▸ **Source excerpt**:

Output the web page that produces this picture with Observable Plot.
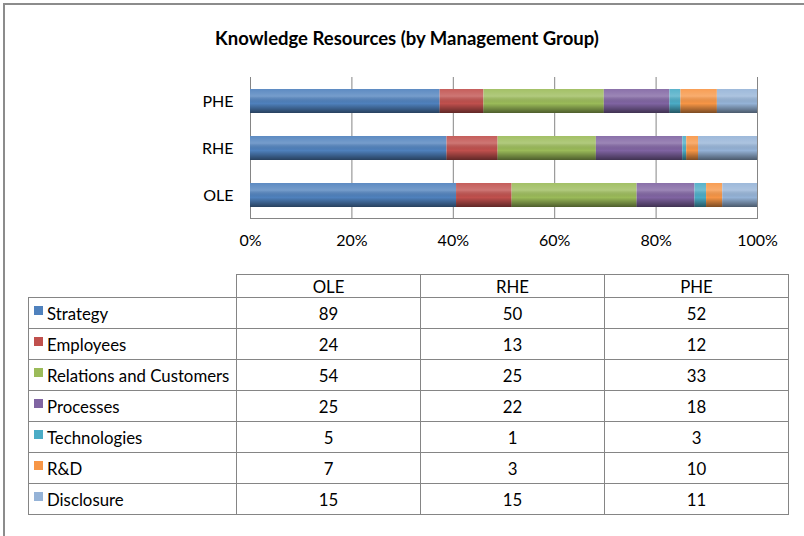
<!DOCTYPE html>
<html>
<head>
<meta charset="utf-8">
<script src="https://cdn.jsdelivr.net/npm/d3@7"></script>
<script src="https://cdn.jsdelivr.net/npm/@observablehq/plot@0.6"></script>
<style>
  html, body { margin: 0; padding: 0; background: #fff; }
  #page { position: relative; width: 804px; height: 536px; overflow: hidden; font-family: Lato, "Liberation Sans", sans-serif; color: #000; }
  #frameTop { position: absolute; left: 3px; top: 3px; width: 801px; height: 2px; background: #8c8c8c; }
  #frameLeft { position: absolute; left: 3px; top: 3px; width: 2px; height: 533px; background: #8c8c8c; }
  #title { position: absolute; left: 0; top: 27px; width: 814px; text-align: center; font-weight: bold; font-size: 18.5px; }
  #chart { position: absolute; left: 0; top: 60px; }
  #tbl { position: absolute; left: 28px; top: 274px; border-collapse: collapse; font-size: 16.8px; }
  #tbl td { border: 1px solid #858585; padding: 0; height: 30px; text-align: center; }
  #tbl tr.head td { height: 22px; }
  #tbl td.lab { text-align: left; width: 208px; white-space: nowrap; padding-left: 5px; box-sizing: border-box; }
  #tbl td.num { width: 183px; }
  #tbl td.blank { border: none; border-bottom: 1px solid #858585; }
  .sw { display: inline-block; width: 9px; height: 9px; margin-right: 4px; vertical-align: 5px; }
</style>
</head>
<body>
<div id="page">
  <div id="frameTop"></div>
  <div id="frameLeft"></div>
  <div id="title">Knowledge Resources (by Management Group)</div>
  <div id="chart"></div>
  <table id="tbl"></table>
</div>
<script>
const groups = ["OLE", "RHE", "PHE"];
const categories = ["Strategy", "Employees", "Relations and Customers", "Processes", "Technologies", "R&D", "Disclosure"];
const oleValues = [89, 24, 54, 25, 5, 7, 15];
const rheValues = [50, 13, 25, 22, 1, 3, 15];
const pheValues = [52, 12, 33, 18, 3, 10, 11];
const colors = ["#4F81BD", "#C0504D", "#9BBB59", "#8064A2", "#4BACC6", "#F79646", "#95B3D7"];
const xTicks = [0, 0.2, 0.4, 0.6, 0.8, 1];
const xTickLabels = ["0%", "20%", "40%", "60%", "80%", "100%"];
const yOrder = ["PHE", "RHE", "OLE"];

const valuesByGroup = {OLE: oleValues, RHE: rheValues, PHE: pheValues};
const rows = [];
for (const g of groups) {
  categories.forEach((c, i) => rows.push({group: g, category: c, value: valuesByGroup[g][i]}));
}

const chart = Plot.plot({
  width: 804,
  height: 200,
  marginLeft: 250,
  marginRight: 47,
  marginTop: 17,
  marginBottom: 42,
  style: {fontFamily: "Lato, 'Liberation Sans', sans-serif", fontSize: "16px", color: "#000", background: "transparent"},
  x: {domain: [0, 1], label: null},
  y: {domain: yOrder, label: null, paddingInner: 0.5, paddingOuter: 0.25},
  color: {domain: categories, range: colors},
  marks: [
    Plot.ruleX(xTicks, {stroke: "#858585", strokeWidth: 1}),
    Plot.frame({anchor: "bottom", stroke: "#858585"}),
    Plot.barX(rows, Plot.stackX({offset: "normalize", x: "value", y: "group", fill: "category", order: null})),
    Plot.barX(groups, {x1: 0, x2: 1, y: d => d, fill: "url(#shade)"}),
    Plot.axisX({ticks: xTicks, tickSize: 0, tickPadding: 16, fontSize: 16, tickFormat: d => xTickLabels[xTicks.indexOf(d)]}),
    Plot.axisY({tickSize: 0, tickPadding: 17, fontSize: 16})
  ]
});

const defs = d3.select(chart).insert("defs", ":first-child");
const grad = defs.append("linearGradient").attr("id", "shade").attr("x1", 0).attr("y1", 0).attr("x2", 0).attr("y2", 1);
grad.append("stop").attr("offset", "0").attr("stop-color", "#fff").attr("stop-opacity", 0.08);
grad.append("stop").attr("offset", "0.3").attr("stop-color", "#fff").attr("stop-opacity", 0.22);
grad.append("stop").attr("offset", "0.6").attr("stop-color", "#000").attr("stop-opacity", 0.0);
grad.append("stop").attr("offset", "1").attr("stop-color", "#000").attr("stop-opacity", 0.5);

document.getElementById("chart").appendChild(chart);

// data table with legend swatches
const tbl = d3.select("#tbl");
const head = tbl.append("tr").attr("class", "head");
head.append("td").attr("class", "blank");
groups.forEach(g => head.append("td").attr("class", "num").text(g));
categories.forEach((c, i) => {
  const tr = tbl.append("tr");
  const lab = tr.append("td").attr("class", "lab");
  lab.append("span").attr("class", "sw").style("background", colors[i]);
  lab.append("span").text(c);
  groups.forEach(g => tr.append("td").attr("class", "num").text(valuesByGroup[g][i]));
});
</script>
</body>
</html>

▸ **Stated problem**:
Leave out the pictures and output the rest of the material exactly as written.

▸ **The result**:
Output the web page that produces this picture with Observable Plot.
<!DOCTYPE html>
<html>
<head>
<meta charset="utf-8">
<script src="https://cdn.jsdelivr.net/npm/d3@7"></script>
<script src="https://cdn.jsdelivr.net/npm/@observablehq/plot@0.6"></script>
<style>
  html, body { margin: 0; padding: 0; background: #fff; }
  #page { position: relative; width: 804px; height: 536px; overflow: hidden; font-family: Lato, "Liberation Sans", sans-serif; color: #000; }
  #frameTop { position: absolute; left: 3px; top: 3px; width: 801px; height: 2px; background: #8c8c8c; }
  #frameLeft { position: absolute; left: 3px; top: 3px; width: 2px; height: 533px; background: #8c8c8c; }
  #title { position: absolute; left: 0; top: 27px; width: 814px; text-align: center; font-weight: bold; font-size: 18.5px; }
  #chart { position: absolute; left: 0; top: 60px; }
  #tbl { position: absolute; left: 28px; top: 274px; border-collapse: collapse; font-size: 16.8px; }
  #tbl td { border: 1px solid #858585; padding: 0; height: 30px; text-align: center; }
  #tbl tr.head td { height: 22px; }
  #tbl td.lab { text-align: left; width: 208px; white-space: nowrap; padding-left: 5px; box-sizing: border-box; }
  #tbl td.num { width: 183px; }
  #tbl td.blank { border: none; border-bottom: 1px solid #858585; }
  .sw { display: inline-block; width: 9px; height: 9px; margin-right: 4px; vertical-align: 5px; }
</style>
</head>
<body>
<div id="page">
  <div id="frameTop"></div>
  <div id="frameLeft"></div>
  <div id="title">Knowledge Resources (by Management Group)</div>
  <div id="chart"></div>
  <table id="tbl"></table>
</div>
<script>
const groups = ["OLE", "RHE", "PHE"];
const categories = ["Strategy", "Employees", "Relations and Customers", "Processes", "Technologies", "R&D", "Disclosure"];
const oleValues = [89, 24, 54, 25, 5, 7, 15];
const rheValues = [50, 13, 25, 22, 1, 3, 15];
const pheValues = [52, 12, 33, 18, 3, 10, 11];
const colors = ["#4F81BD", "#C0504D", "#9BBB59", "#8064A2", "#4BACC6", "#F79646", "#95B3D7"];
const xTicks = [0, 0.2, 0.4, 0.6, 0.8, 1];
const xTickLabels = ["0%", "20%", "40%", "60%", "80%", "100%"];
const yOrder = ["PHE", "RHE", "OLE"];

const valuesByGroup = {OLE: oleValues, RHE: rheValues, PHE: pheValues};
const rows = [];
for (const g of groups) {
  categories.forEach((c, i) => rows.push({group: g, category: c, value: valuesByGroup[g][i]}));
}

const chart = Plot.plot({
  width: 804,
  height: 200,
  marginLeft: 250,
  marginRight: 47,
  marginTop: 17,
  marginBottom: 42,
  style: {fontFamily: "Lato, 'Liberation Sans', sans-serif", fontSize: "16px", color: "#000", background: "transparent"},
  x: {domain: [0, 1], label: null},
  y: {domain: yOrder, label: null, paddingInner: 0.5, paddingOuter: 0.25},
  color: {domain: categories, range: colors},
  marks: [
    Plot.ruleX(xTicks, {stroke: "#858585", strokeWidth: 1}),
    Plot.frame({anchor: "bottom", stroke: "#858585"}),
    Plot.barX(rows, Plot.stackX({offset: "normalize", x: "value", y: "group", fill: "category", order: null})),
    Plot.barX(groups, {x1: 0, x2: 1, y: d => d, fill: "url(#shade)"}),
    Plot.axisX({ticks: xTicks, tickSize: 0, tickPadding: 16, fontSize: 16, tickFormat: d => xTickLabels[xTicks.indexOf(d)]}),
    Plot.axisY({tickSize: 0, tickPadding: 17, fontSize: 16})
  ]
});

const defs = d3.select(chart).insert("defs", ":first-child");
const grad = defs.append("linearGradient").attr("id", "shade").attr("x1", 0).attr("y1", 0).attr("x2", 0).attr("y2", 1);
grad.append("stop").attr("offset", "0").attr("stop-color", "#fff").attr("stop-opacity", 0.08);
grad.append("stop").attr("offset", "0.3").attr("stop-color", "#fff").attr("stop-opacity", 0.22);
grad.append("stop").attr("offset", "0.6").attr("stop-color", "#000").attr("stop-opacity", 0.0);
grad.append("stop").attr("offset", "1").attr("stop-color", "#000").attr("stop-opacity", 0.5);

document.getElementById("chart").appendChild(chart);

// data table with legend swatches
const tbl = d3.select("#tbl");
const head = tbl.append("tr").attr("class", "head");
head.append("td").attr("class", "blank");
groups.forEach(g => head.append("td").attr("class", "num").text(g));
categories.forEach((c, i) => {
  const tr = tbl.append("tr");
  const lab = tr.append("td").attr("class", "lab");
  lab.append("span").attr("class", "sw").style("background", colors[i]);
  lab.append("span").text(c);
  groups.forEach(g => tr.append("td").attr("class", "num").text(valuesByGroup[g][i]));
});
</script>
</body>
</html>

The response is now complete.